LLM-as-Judge¶
Use Claude to grade agent outputs with structured 0–1 scoring and per-criterion breakdown.
from meshflow.eval.judge import LLMJudge
judge = LLMJudge()
score = await judge.score(
task="Summarise the HIPAA privacy rule in three bullet points",
output=agent_output,
)
print(score.score, score.reasoning) # 0.87 "Accurate, concise, and well-formatted."
LLMJudge¶
judge = LLMJudge(
model="claude-haiku-4-5", # fast default; use claude-sonnet-4-6 for high-stakes
rubric="Award full marks for accuracy, conciseness, and bullet format.",
provider=None, # auto-detected from env; uses EchoProvider in tests
)
score(task, output, *, reference="", rubric="") -> JudgeScore¶
Grade a single output. Pass reference to compare against a gold-standard answer.
# Basic scoring
score = await judge.score(task="Explain SOC 2 Type II.", output=agent_output)
# With reference answer
score = await judge.score(task, output, reference=gold_answer)
# Override rubric for this call only
score = await judge.score(task, output, rubric="Focus only on regulatory accuracy.")
score_batch(items, *, rubric="") -> list[JudgeScore]¶
Grade multiple outputs concurrently. Each item is a dict with task, output, and optionally reference and rubric.
scores = await judge.score_batch([
{"task": t1, "output": o1},
{"task": t2, "output": o2, "reference": r2},
{"task": t3, "output": o3, "rubric": "Grade only grammar."},
])
score_suite(results, *, task_key, output_key, rubric) -> JudgeSuiteResult¶
Grade an entire list of eval result dicts and return aggregate statistics.

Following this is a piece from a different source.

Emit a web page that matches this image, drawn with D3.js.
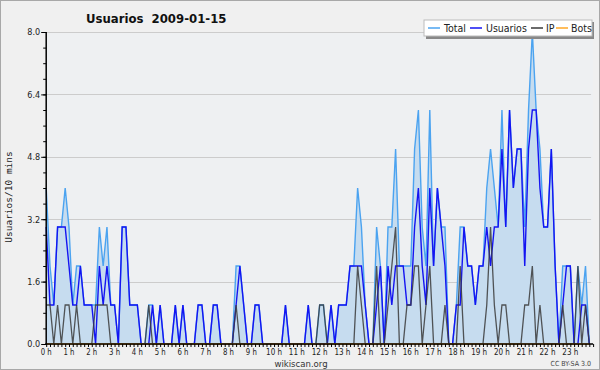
<!DOCTYPE html>
<html><head><meta charset="utf-8">
<script src="https://cdn.jsdelivr.net/npm/d3@7"></script>
<style>body{margin:0;background:#f0f0f0}svg{display:block}</style>
</head><body>
<svg id="c" width="600" height="370"></svg>
<script>
const hourLabels = ["0 h","1 h","2 h","3 h","4 h","5 h","6 h","7 h","8 h","9 h","10 h","11 h","12 h","13 h","14 h","15 h","16 h","17 h","18 h","19 h","20 h","21 h","22 h","23 h"];
const yTicks = [0, 1.6, 3.2, 4.8, 6.4, 8.0];
const seriesNames = ["Total","Usuarios","IP","Bots"];
const total = [4,2,1,3,3,4,3,1,2,2,1,1,1,1,3,2,3,1,1,0,3,3,1,1,
  1,0,0,1,1,0,1,0,0,0,1,0,1,0,0,0,1,1,0,0,1,1,0,0,
  0,0,2,2,1,0,0,1,1,0,0,0,0,0,0,1,0,0,0,0,0,1,0,0,
  1,1,0,1,0,1,1,1,2,2,4,3,1,0,0,3,2,0,3,3,5,2,2,2,
  2,5,6,3,2,6,2,4,3,3,0,0,1,3,3,2,2,1,2,2,4,5,4,3,
  6,3,6,4,5,5,3,6,8,6,5,3,3,5,2,0,2,2,2,0,2,1,2,0];
const usuarios = [3,1,1,3,3,3,2,1,1,2,1,1,1,0,2,1,2,1,1,0,3,3,1,1,
  1,0,0,0,1,0,1,0,0,0,1,0,1,0,0,0,1,1,0,0,1,1,0,0,
  0,0,1,2,1,0,0,1,1,0,0,0,0,0,0,1,0,0,0,0,0,1,0,0,
  0,0,0,1,0,1,1,1,2,2,2,2,1,0,0,1,2,0,2,1,2,2,2,1,
  1,3,4,2,1,4,2,4,3,2,0,0,1,1,3,2,2,1,2,2,3,2,3,3,
  5,3,6,4,5,5,2,5,6,6,4,3,3,5,2,0,1,2,2,0,0,1,1,0];
const ip = [1,1,0,1,0,1,1,0,1,0,0,0,0,1,1,1,1,0,0,0,0,0,0,0,
  0,0,0,1,0,0,0,0,0,0,0,0,0,0,0,0,0,0,0,0,0,0,0,0,
  0,0,1,0,0,0,0,0,0,0,0,0,0,0,0,0,0,0,0,0,0,0,0,0,
  1,1,0,0,0,0,0,0,0,0,2,1,0,0,0,2,0,0,1,2,3,0,0,1,
  1,2,2,0,1,2,0,0,0,1,0,0,0,2,0,0,0,0,0,0,1,3,1,0,
  1,1,0,0,0,0,1,1,2,0,1,0,0,0,0,0,1,0,0,0,2,0,1,0];
const bots = [0,0,0,0,0,0,0,0,0,0,0,0,0,0,0,0,0,0,0,0,0,0,0,0,
  0,0,0,0,0,0,0,0,0,0,0,0,0,0,0,0,0,0,0,0,0,0,0,0,
  0,0,0,0,0,0,0,0,0,0,0,0,0,0,0,0,0,0,0,0,0,0,0,0,
  0,0,0,0,0,0,0,0,0,0,0,0,0,0,0,0,0,0,0,0,0,0,0,0,
  0,0,0,0,0,0,0,0,0,0,0,0,0,0,0,0,0,0,0,0,0,0,0,0,
  0,0,0,0,0,0,0,0,0,0,0,0,0,0,0,0,0,0,0,0,0,0,0,0];

const svg = d3.select("#c");
const W = 600, H = 370;
const L = 46.2, R = 593.1, T = 32, B = 344;
const x = d3.scaleLinear().domain([0, 144]).range([L, R]);
const y = d3.scaleLinear().domain([0, 8]).range([B, T]);
const colors = {Total:"#4ba3f0", Usuarios:"#1414f2", IP:"#3a3a3a", Bots:"#ffa726"};
const font = "'DejaVu Sans Condensed','DejaVu Sans',sans-serif";

svg.append("rect").attr("x",0.5).attr("y",0.5).attr("width",W-1).attr("height",H-1)
  .attr("fill","#f0f0f0").attr("stroke","#a8a8a8");
svg.append("rect").attr("x",L).attr("y",T).attr("width",R-L).attr("height",B-T).attr("fill","#eef0f2");

// grid
svg.append("g").selectAll("line").data(yTicks.slice(1)).join("line")
  .attr("x1",L).attr("x2",R-2).attr("y1",d=>Math.round(y(d))+0.5).attr("y2",d=>Math.round(y(d))+0.5)
  .attr("stroke","#cccccc").attr("stroke-width",1);

const idx = d3.range(144);
const area = d3.area().x(i=>x(i)).y0(y(0)).y1(i=>y(total[i]));
svg.append("path").datum(idx).attr("d",area).attr("fill","#c6dcef");

function drawLine(arr, col, w, op){
  const ln = d3.line().x(i=>x(i)).y(i=>y(arr[i]));
  svg.append("path").datum(idx).attr("d",ln).attr("fill","none")
    .attr("stroke",col).attr("stroke-width",w).attr("stroke-opacity",op).attr("stroke-linejoin","miter");
}
drawLine(total, colors.Total, 1.4, 1);
drawLine(usuarios, colors.Usuarios, 1.4, 1);
drawLine(ip, colors.IP, 1.3, 0.85);
drawLine(bots, colors.Bots, 1.3, 1);

// y axis
const ya = svg.append("g").attr("transform",`translate(${L},0)`)
  .call(d3.axisLeft(y).tickValues(yTicks).tickFormat(d3.format(".1f")).tickSize(5).tickPadding(1));
ya.select(".domain").attr("stroke","#000").attr("stroke-width",1.5).attr("d",`M0,${T}V${B+0.5}`);
ya.selectAll("text").attr("font-family",font).attr("font-size",9).attr("fill","#222");
svg.append("g").attr("transform",`translate(${L},0)`)
  .call(d3.axisLeft(y).tickValues(d3.range(0,8.01,0.4)).tickFormat("").tickSize(3))
  .select(".domain").remove();

// x axis
const xa = svg.append("g").attr("transform",`translate(0,${B})`)
  .call(d3.axisBottom(x).tickValues(d3.range(0,145)).tickFormat("").tickSize(3));
xa.select(".domain").attr("stroke","#000").attr("stroke-width",1.5).attr("d",`M${L-1},0H${R}`);
svg.append("g").selectAll("text").data(hourLabels).join("text")
  .attr("x",(d,i)=>x(i*6)).attr("y",355).attr("text-anchor","middle")
  .attr("font-family",font).attr("font-size",8.5).attr("fill","#222")
  .attr("textLength",d=>d.length>3?16:11).attr("lengthAdjust","spacingAndGlyphs").text(d=>d);

// title
svg.append("text").attr("x",86).attr("y",23).attr("font-family",font).attr("font-weight","bold")
  .attr("font-size",13).attr("fill","#111").attr("xml:space","preserve")
  .text("Usuarios  2009-01-15");

// y label
svg.append("text").attr("transform","translate(12,197) rotate(-90)").attr("text-anchor","middle")
  .attr("font-family","'DejaVu Sans Mono',monospace").attr("font-size",9.5).attr("fill","#222")
  .text("Usuarios/10 mins");

// footer
svg.append("text").attr("x",301).attr("y",366.5).attr("text-anchor","middle")
  .attr("font-family",font).attr("font-size",9.5).attr("fill","#333").text("wikiscan.org");
svg.append("text").attr("x",591).attr("y",366).attr("text-anchor","end")
  .attr("font-family",font).attr("font-size",7).attr("fill","#444").text("CC BY-SA 3.0");

// legend
const lg = svg.append("g");
lg.append("rect").attr("x",426).attr("y",22).attr("width",168).attr("height",17).attr("fill","#888");
lg.append("rect").attr("x",424).attr("y",20).attr("width",168).attr("height",16).attr("fill","#fff").attr("stroke","#bbb");
const lgX = [428, 470, 531, 556];
const lgTx = [444, 486, 546, 571];
seriesNames.forEach((n,i)=>{
  lg.append("line").attr("x1",lgX[i]).attr("x2",lgX[i]+12).attr("y1",28).attr("y2",28)
    .attr("stroke",colors[n]).attr("stroke-width",1.5);
  lg.append("text").attr("x",lgTx[i]).attr("y",32).attr("font-family",font).attr("font-size",10.5)
    .attr("fill","#222").text(n);
});
</script>
</body></html>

suite_result = await judge.score_suite(
[{"task": r.input, "output": r.output} for r in eval_results]
)
print(suite_result.avg_score, suite_result.pass_rate)
JudgeScore Fields¶
| Field | Type | Description |
|---|---|---|
score |
float | Overall score 0.0–1.0 |
reasoning |
str | One-sentence explanation from the judge |
criteria |
dict[str, float] | Per-criterion scores: accuracy, completeness, clarity, relevance |
task |
str | The original task (first 200 chars) |
output_preview |
str | Agent output preview (first 200 chars) |
model |
str | Judge model used |
JudgeSuiteResult¶
Returned by score_suite(). Aggregates scores across all evaluated scenarios.
suite = await judge.score_suite(results)
suite.avg_score # float — mean score across all items
suite.pass_rate # float — fraction with score >= 0.7
suite.min_score # float — lowest individual score
suite.max_score # float — highest individual score
suite.scores # list[JudgeScore] — full per-item results
suite.to_dict() # serialisable summary dict
Criteria-Based Evaluation Example¶
The default rubric grades on four criteria. Override it to focus on domain-specific concerns:
compliance_judge = LLMJudge(
model="claude-sonnet-4-6",
rubric=(
"Grade this regulatory summary. "
"Award accuracy=1.0 only if all cited regulations are correct. "
"Award completeness=1.0 only if all required sections are covered. "
"Ignore formatting."
),
)
score = await compliance_judge.score(
task="Summarise GDPR Article 17 (right to erasure).",
output=agent_output,
reference=reference_text,
)
print(score.criteria["accuracy"]) # 0.9
print(score.criteria["completeness"]) # 0.75
Notes¶
LLMJudgefalls back toEchoProvider(returns score 0.75) whenANTHROPIC_API_KEYis absent, so unit tests never stall.- All
score()calls are fully async and safe toasyncio.gather(). - Scores are clamped to [0.0, 1.0] and rounded to 4 decimal places.